In some fields, NGOs are winding down their relief efforts. For example, medical assistance is decreasing as the Tohoku region’s own medical institutions are starting to reopen. At the same time, other organizations are starting to prepare for the long-term task of the recovery, which will require a wider range of NGOs to contribute over the next several years. In terms of relief, those serving meals, helping with cleanup efforts, and working toward reconstruction continue to work hard. JEN has added a second team of volunteers on the Oshika Peninsula to help serve meals. They’ve set up a soup kitchen that is now serving more than 400 meals daily and also serves as a place where the community can gather. As they continue to actively recruit volunteers, JEN is also holding a seminar in Tokyo next week titled, “Let’s Go Volunteer in Tohoku!—Before You Go.” The event is intended to answer questions people have about volunteering and let those who’ve already volunteered share their experiences.

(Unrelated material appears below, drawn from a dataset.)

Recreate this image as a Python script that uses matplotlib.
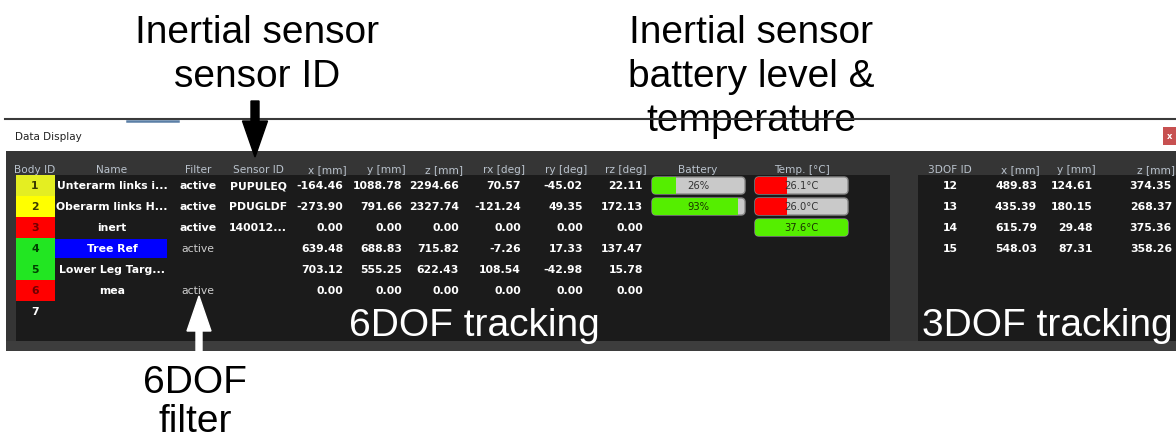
import matplotlib
matplotlib.use("Agg")
import matplotlib.pyplot as plt
from matplotlib.patches import Rectangle, FancyBboxPatch, FancyArrow

# ---------------- data ----------------
body_ids = [1, 2, 3, 4, 5, 6, 7]
body_colors = ["#e4ee22", "#ffff00", "#ff0000", "#22e622", "#22e622", "#ff0000", None]
body_text_colors = ["#3a3a00", "#3a3a00", "#700000", "#004000", "#004000", "#700000", "#ffffff"]
names = ["Unterarm links i...", "Oberarm links H...", "inert", "Tree Ref",
         "Lower Leg Targ...", "mea", ""]
filters = ["active", "active", "active", "active", "", "active", ""]
sensor_ids = ["PUPULEQ", "PDUGLDF", "140012...", "", "", "", ""]
x_mm = [-164.46, -273.90, 0.00, 639.48, 703.12, 0.00]
y_mm = [1088.78, 791.66, 0.00, 688.83, 555.25, 0.00]
z_mm = [2294.66, 2327.74, 0.00, 715.82, 622.43, 0.00]
rx_deg = [70.57, -121.24, 0.00, -7.26, 108.54, 0.00]
ry_deg = [-45.02, 49.35, 0.00, 17.33, -42.98, 0.00]
rz_deg = [22.11, 172.13, 0.00, 137.47, 15.78, 0.00]
battery_pct = [26, 93]
temps_c = [26.1, 26.0, 37.6]
TEMP_MIN, TEMP_MAX, TEMP_OK = 20.0, 37.6, 30.0

dof3_ids = [12, 13, 14, 15]
dof3_x = [489.83, 435.39, 615.79, 548.03]
dof3_y = [124.61, 180.15, 29.48, 87.31]
dof3_z = [374.35, 268.37, 375.36, 358.26]

headers6 = ["Body ID", "Name", "Filter", "Sensor ID", "x [mm]", "y [mm]", "z [mm]",
            "rx [deg]", "ry [deg]", "rz [deg]", "Battery", "Temp. [°C]"]
headers3 = ["3DOF ID", "x [mm]", "y [mm]", "z [mm]"]

# ---------------- figure ----------------
W, H = 1176, 439
fig = plt.figure(figsize=(W / 100, H / 100), dpi=100)
ax = fig.add_axes([0, 0, 1, 1])
ax.set_xlim(0, W)
ax.set_ylim(H, 0)
ax.axis("off")

PANEL = "#353535"
INNER = "#1b1b1b"
HEAD = "#b9c2cc"
BIG = "Liberation Sans"

# window frame
ax.add_patch(Rectangle((5, 121), W, 31, facecolor="white", edgecolor="none"))
ax.add_patch(Rectangle((6, 152), W, 200, facecolor=PANEL, edgecolor="none"))
ax.add_patch(Rectangle((6, 342), W, 10, facecolor="#3d3d3d", edgecolor="none"))
ax.add_patch(Rectangle((16, 176), 874, 166, facecolor=INNER, edgecolor="none"))
ax.add_patch(Rectangle((918, 176), W - 918, 166, facecolor=INNER, edgecolor="none"))
ax.text(15, 137, "Data Display", fontsize=7.5, color="#222222", va="center", ha="left")
ax.add_patch(Rectangle((1163, 128), 20, 18, facecolor="#c75050", edgecolor="none"))
ax.text(1170, 137, "x", fontsize=6, color="white", va="center", ha="center", fontweight="bold")

# column geometry
row0, rh = 186.5, 21.0
rows = [row0 + i * rh for i in range(len(body_ids))]
num_right = [343, 402, 459, 521, 583, 643]
head_pos = [(35, "center"), (112, "center"), (198, "center"), (258, "center")] + \
           [(r + 4, "right") for r in num_right] + [(698, "center"), (802, "center")]
for (hx, ha), h in zip(head_pos, headers6):
    ax.text(hx, 170, h, fontsize=7.6, color=HEAD, ha=ha, va="center")

FS = 7.8
for i, bid in enumerate(body_ids):
    y = rows[i]
    if body_colors[i]:
        ax.add_patch(Rectangle((16, y - rh / 2), 39, rh, facecolor=body_colors[i], edgecolor="none"))
    ax.text(35, y, str(bid), fontsize=FS, fontweight="bold", color=body_text_colors[i],
            ha="center", va="center")
    if names[i] == "Tree Ref":
        ax.add_patch(Rectangle((55, y - rh / 2 + 1), 112, rh - 2, facecolor="#0000ff", edgecolor="none"))
    if names[i]:
        ax.text(112, y, names[i], fontsize=FS, fontweight="bold", color="white", ha="center", va="center")
    if filters[i]:
        strong = bool(sensor_ids[i])
        ax.text(198, y, filters[i], fontsize=FS, fontweight="bold" if strong else "normal",
                color="white" if strong else "#cfcfcf", ha="center", va="center")
    if sensor_ids[i]:
        ax.text(258, y, sensor_ids[i], fontsize=FS, fontweight="bold", color="white", ha="center", va="center")
    if i < len(x_mm):
        for col, xr in zip([x_mm, y_mm, z_mm, rx_deg, ry_deg, rz_deg], num_right):
            ax.text(xr, y, f"{col[i]:.2f}", fontsize=FS, fontweight="bold", color="white",
                    ha="right", va="center")

# progress bars
def bar(x0, y, frac, color, label, tcolor):
    w, h = 93, 17
    box = FancyBboxPatch((x0, y - h / 2), w, h, boxstyle="round,pad=0,rounding_size=4",
                         facecolor="#c9c9c9", edgecolor="#8a8a8a", lw=1.0)
    ax.add_patch(box)
    fill = Rectangle((x0, y - h / 2), w * max(0, min(1, frac)), h, facecolor=color, edgecolor="none")
    ax.add_patch(fill)
    fill.set_clip_path(box)
    ax.text(x0 + w / 2, y, label, fontsize=7.2, color=tcolor, ha="center", va="center")

for i, b in enumerate(battery_pct):
    bar(652, rows[i], b / 100, "#55ee00", f"{b}%", "#333333" if b < 50 else "#1a3300")
for i, t in enumerate(temps_c):
    frac = (t - TEMP_MIN) / (TEMP_MAX - TEMP_MIN)
    ok = t >= TEMP_OK
    bar(755, rows[i], frac, "#55ee00" if ok else "#ff0000", f"{t:.1f}°C", "#1a3300" if ok else "#333333")

# 3DOF panel
right3 = [1037, 1093, 1172]
ax.text(950, 170, headers3[0], fontsize=7.6, color=HEAD, ha="center", va="center")
for h, xr in zip(headers3[1:], right3):
    ax.text(xr + 3, 170, h, fontsize=7.6, color=HEAD, ha="right", va="center")
for i, did in enumerate(dof3_ids):
    y = rows[i]
    ax.text(950, y, str(did), fontsize=FS, fontweight="bold", color="white", ha="center", va="center")
    for col, xr in zip([dof3_x, dof3_y, dof3_z], right3):
        ax.text(xr, y, f"{col[i]:.2f}", fontsize=FS, fontweight="bold", color="white",
                ha="right", va="center")

# big labels inside panel
ax.text(474, 336, "6DOF tracking", family=BIG, fontsize=28, color="white", ha="center", va="baseline")
ax.text(922, 336, "3DOF tracking", family=BIG, fontsize=28, color="white", ha="left", va="baseline")

# annotations
for txt, yb in [("Inertial sensor", 43), ("sensor ID", 87)]:
    ax.text(257, yb, txt, family=BIG, fontsize=28, color="black", ha="center", va="baseline")
for txt, yb in [("Inertial sensor", 43), ("battery level &", 87), ("temperature", 131)]:
    ax.text(751, yb, txt, family=BIG, fontsize=28, color="black", ha="center", va="baseline")
for txt, yb in [("6DOF", 393), ("filter", 432)]:
    ax.text(195, yb, txt, family=BIG, fontsize=28, color="black", ha="center", va="baseline")

ax.plot([5, W], [120, 120], color="#3a3a3a", lw=1.5, zorder=5)
ax.plot([127, 178], [121.8, 121.8], color="#5b7fa6", lw=1.8, zorder=5)

ax.add_patch(FancyArrow(255, 102, 0, 56, width=8, head_width=25, head_length=36,
                        length_includes_head=True, color="black", zorder=6))
ax.add_patch(FancyArrow(199, 352, 0, -55, width=6, head_width=24, head_length=35,
                        length_includes_head=True, color="white", zorder=6))

fig.savefig("out.png", dpi=100)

KnK Japan (Children without Borders) held a ceremony last week to present the city of Ofunato with a new school bus. They are donating a total of 22 buses to five towns in Iwate Prefecture. This bus will be used in the Akirai district of town. The purchase of the bus was made with help from Secours Populaire Français, a French NGO.
On Twitter, Peace Winds Japan (PWJ) staff wrote that the weather in Tohoku has been getting warmer and the PWJ staff are now often wearing short-sleeved shirts and t-shirts as they carry out their work. With the change of seasons, the needs in the region are changing as well. In mid- to late June, the Tohoku region will enter the rainy season—over a month of what seems like daily rain—and then the heat of the summer will set in. Staff are thinking ahead about the implications of the upcoming weather on evacuees’ health and on the clean-up efforts.